We also need to make use of available technology to be more resourceful with court reporters’ time. Here, as a client, we might ask for you to leave your comfort zone as a client. Technology now allows for reporters to handle depositions remotely. By reducing the amount of time reporters are traveling, reporters can have the ability to serve two or more depositions in two or more locations within the confines of a single day (obviously not simultaneously, we’re not yet capable of time travel). It likewise allows a reporting firm to access reporters from other parts of the country, potentially increasing the size of our team despite the shortage. Think about a reporter who lives in Chicago who’s sitting idle on a given Tuesday. There’s no reason a court reporting firm in Virginia can’t use that reporter in Chicago for that Tuesday.

Will this be ideal? No, we’d always prefer to be in the room with our clients to be sure every detail is handled with the highest degree of professionalism. But if we can get you 90 percent of the service to which you’re accustomed via technology, then that’s something the shortage compels us to explore.

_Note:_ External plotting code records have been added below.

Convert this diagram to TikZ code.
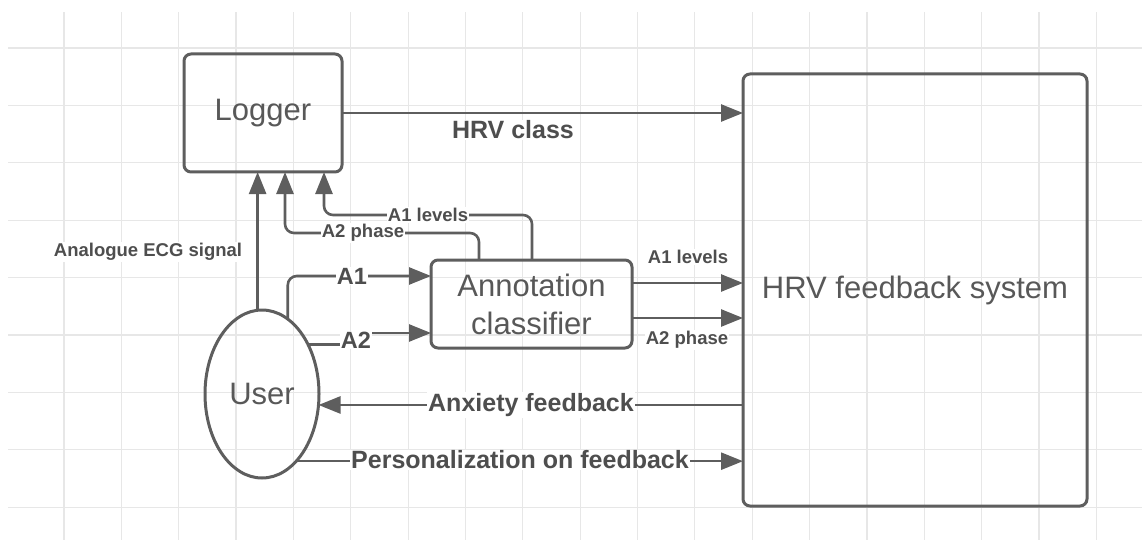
\documentclass[tikz,border=0pt]{standalone}
\usepackage{fontspec}
\setmainfont{Liberation Sans}
\usetikzlibrary{arrows.meta,shapes.geometric}
\definecolor{ink}{RGB}{94,94,94}
\definecolor{txt}{RGB}{88,88,88}
\definecolor{lbl}{RGB}{78,78,78}
\definecolor{gridc}{RGB}{231,231,231}

\begin{document}
\begin{tikzpicture}[x=1pt,y=-1pt,
  box/.style={draw=ink, line width=3pt, rounded corners=7pt, outer sep=0pt,
    text=txt, font=\fontsize{31}{38}\selectfont, align=center},
  oval/.style={draw=ink, line width=3pt, ellipse, inner sep=0pt, outer sep=0pt,
    text=txt, font=\fontsize{31}{38}\selectfont},
  conn/.style={draw=ink, line width=2.6pt, rounded corners=9pt,
    -{Triangle[length=22pt,width=17pt]}},
  lblL/.style={text=lbl, font=\fontsize{25}{28}\selectfont\bfseries, fill=white, inner sep=1pt},
  lblM/.style={text=lbl, font=\fontsize{23.5}{28}\selectfont\bfseries, fill=white, inner sep=1pt},
  lblS/.style={text=lbl, font=\fontsize{18.5}{22}\selectfont\bfseries, fill=white, inner sep=1pt},
]
\useasboundingbox (0,0) rectangle (1142,540);

% background grid
\foreach \i in {0,...,18}
  \draw[gridc, line width=1.2pt] ({64+57.35*\i},12) -- ({64+57.35*\i},540);
\foreach \j in {0,...,8}
  \draw[gridc, line width=1.2pt] (8,{48+57.4*\j}) -- (1142,{48+57.4*\j});

% blocks
\node[box, minimum width=158pt, minimum height=118pt] (logger) at (263,113) {Logger};
\node[box, minimum width=201pt, minimum height=88pt] (ann) at (531.5,304) {Annotation\\classifier};
\node[box, minimum width=344pt, minimum height=432pt] (hrv) at (915,290) {HRV feedback system};
\node[oval, minimum width=114pt, minimum height=168pt] (user) at (262,394) {User};

% helper coordinates for connector routing
\coordinate (ka2) at (479,233);
\coordinate (kx2) at (285,0);
\coordinate (ka1) at (532,215);
\coordinate (kx1) at (324,0);
\coordinate (yA1) at (0,276);
\coordinate (yA2) at (0,333);
\coordinate (jog) at (356,0);
\coordinate (yL1) at (0,283);
\coordinate (yP2) at (0,318);

% connectors
\draw[conn] (logger.east) -- (hrv.west |- logger.east);
\draw[conn] (user.93) -- (logger.south -| user.93);
\draw[conn] (ann.north -| ka2) -- (ka2) -| (logger.south -| kx2);
\draw[conn] (ann.north -| ka1) -- (ka1) -| (logger.south -| kx1);
\draw[conn] (user.71) |- (ann.west |- yA1);
\draw[conn, rounded corners=0pt] (user.47) -- (user.47 -| jog) -- (jog |- yA2) -- (ann.west |- yA2);
\draw[conn] (ann.east |- yL1) -- (hrv.west |- yL1);
\draw[conn] (ann.east |- yP2) -- (hrv.west |- yP2);
\draw[conn] (hrv.west |- user.349) -- (user.349);
\draw[conn] (user.297) -- (hrv.west |- user.297);

% labels
\node[lblL] (lhrv) at (513,130) {HRV class};
\node[lblS] (lecg) at (148,252) {Analogue ECG signal};
\node[lblS] (la2up) at (363,233) {A2 phase};
\node[lblS] (la1up) at (428,215) {A1 levels};
\node[lblM] (la1) at (352,276) {A1};
\node[lblM] (la2) at (356,340) {A2};
\node[lblS] (la1r) at (688,257) {A1 levels};
\node[lblS] (la2r) at (687,340) {A2 phase};
\node[lblL] (lanx) at (531,405) {Anxiety feedback};
\node[lblL] (lper) at (520,460) {Personalization on feedback};
\end{tikzpicture}
\end{document}
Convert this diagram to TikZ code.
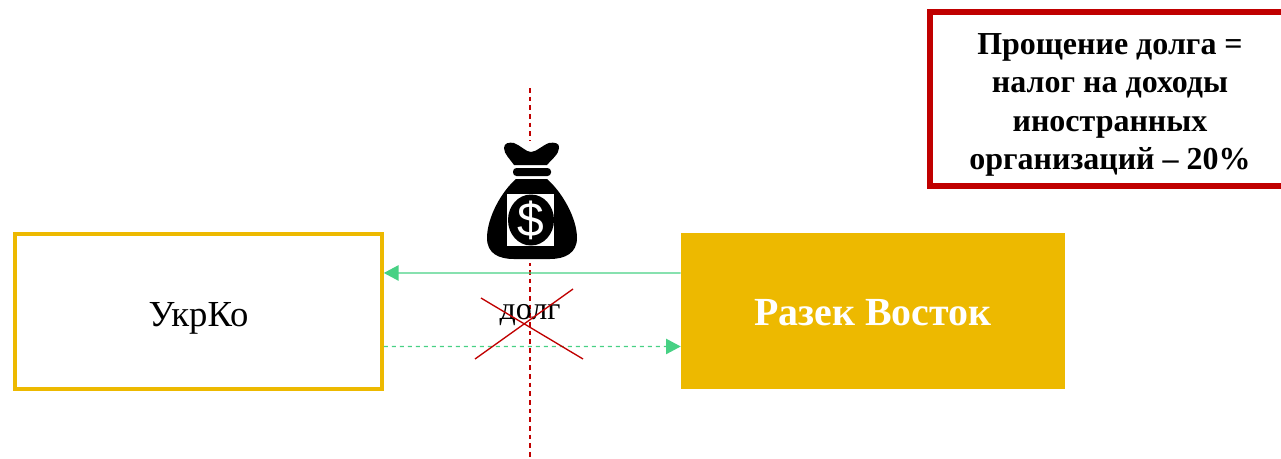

How do we recruit more court reporters to the profession?

Those of us who love this profession always have scratched our heads why more people don’t look to court reporting as a career option. The benefits of court reporting are substantial. It provides solid, reliable compensation. It has multiple career paths: working as a deposition reporter; as an official reporter in the courts; or as a broadcast or CART captioner who converts live speech to text on television, in classrooms, and elsewhere to serve the informational needs of the deaf and hard-of-hearing community. Court reporting also allows for those with an entrepreneurial spirit to open their own businesses.

What might be most attractive about court reporting compared to other professions, it doesn’t require the massive expense of a four-year college degree. It’s difficult, make no mistake about that. It takes two to three years of intense training to learn the skill. You must have a strong work ethic. You must be good with language. And you must be persistent and disciplined with your practice.

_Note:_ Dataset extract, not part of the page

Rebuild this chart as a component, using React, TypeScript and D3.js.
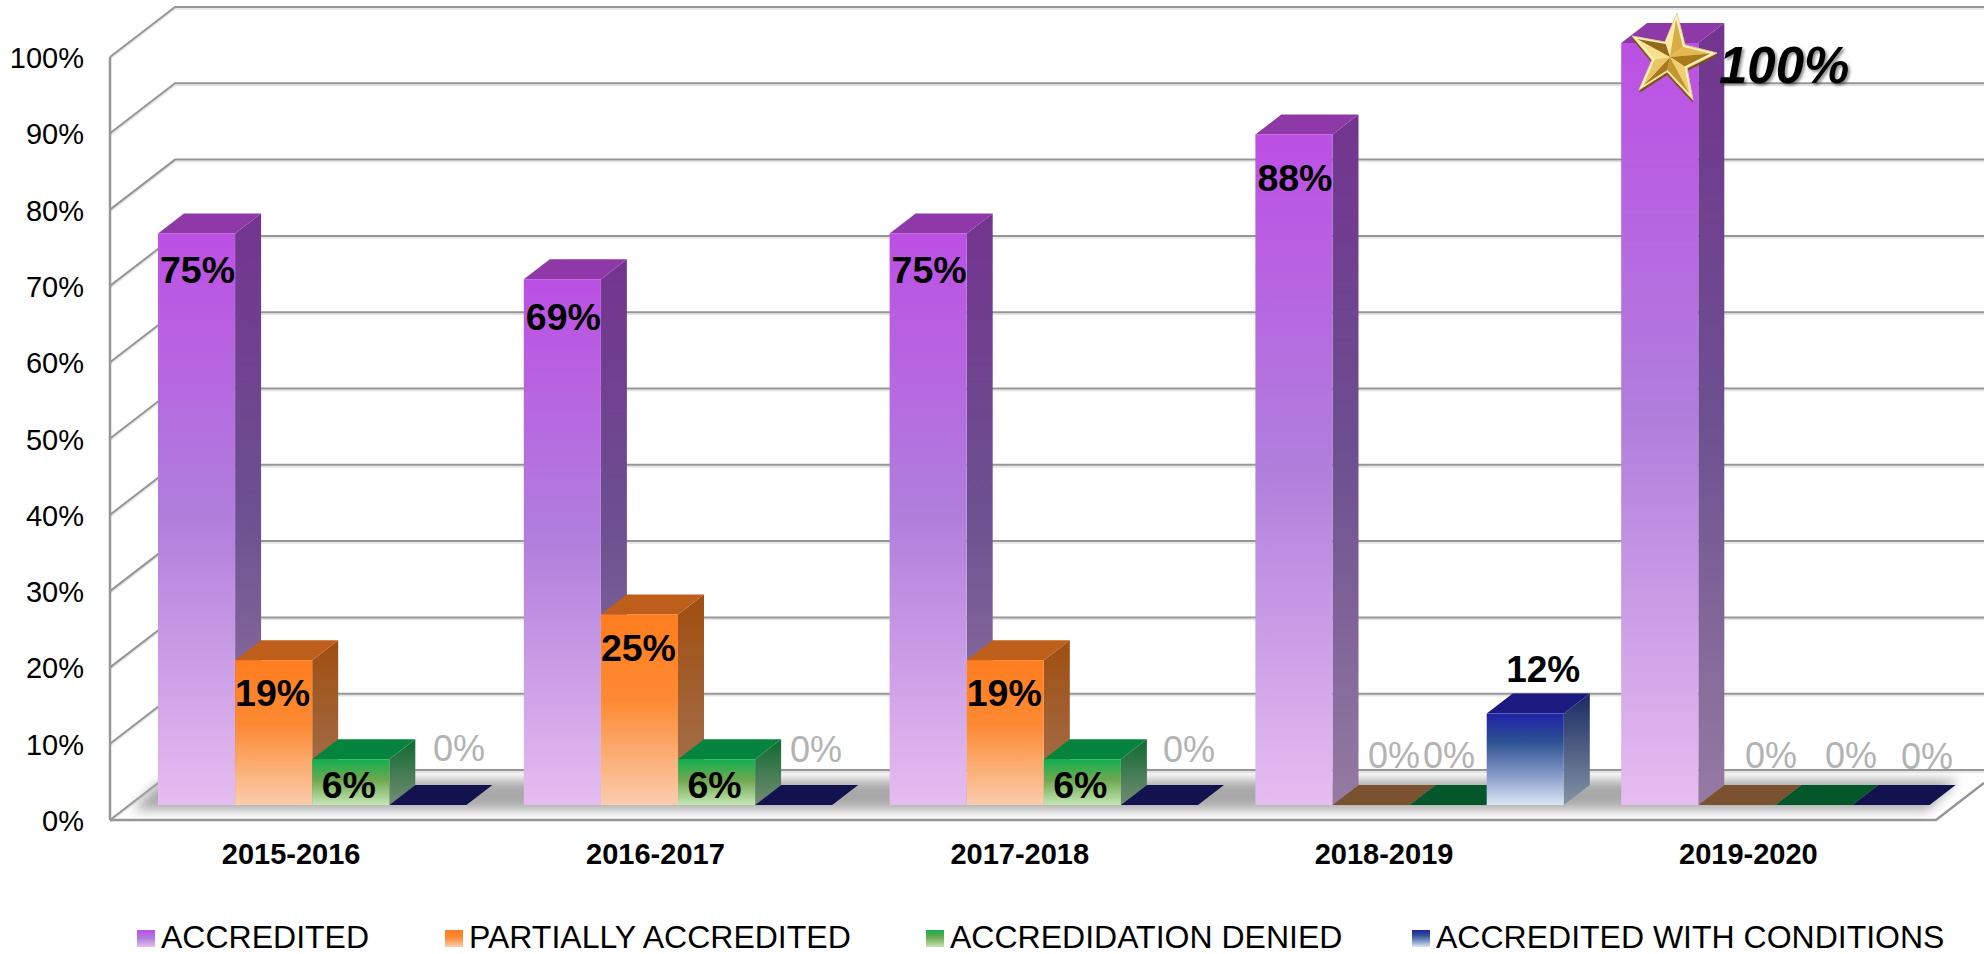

What’s also great is that many court reporting schools now have online programs so that students can complete their schooling remotely. Still, a prospective student might want the opportunity to try court reporting out for a while without making the commitment to a career.

And that’s where I have great news. A number of groups around the country have assembled orientation-type programs to teach prospective students the basic skills of court reporting to see if they have an interest and/or the  proclivity for it without having to make a life commitment at the start.

The programs, called A-to-Z, are free and are something anyone can complete over the course of several weeks. After that, there is another group, called Project Steno, that exists to provide those who complete A-to-Z programs with tuition assistance to defray the cost of court reporting school.

We’re in the process of forming an A-to-Z program here in Virginia and I intend to be closely involved. When I do, you can bet that I will let you know so that you can pass the word to young people whom you might know who might be interested in a great, great career.

Of course, once they’re done with court reporting school, you can also bet that we’ll be ready to put them to work at Hart Reporting.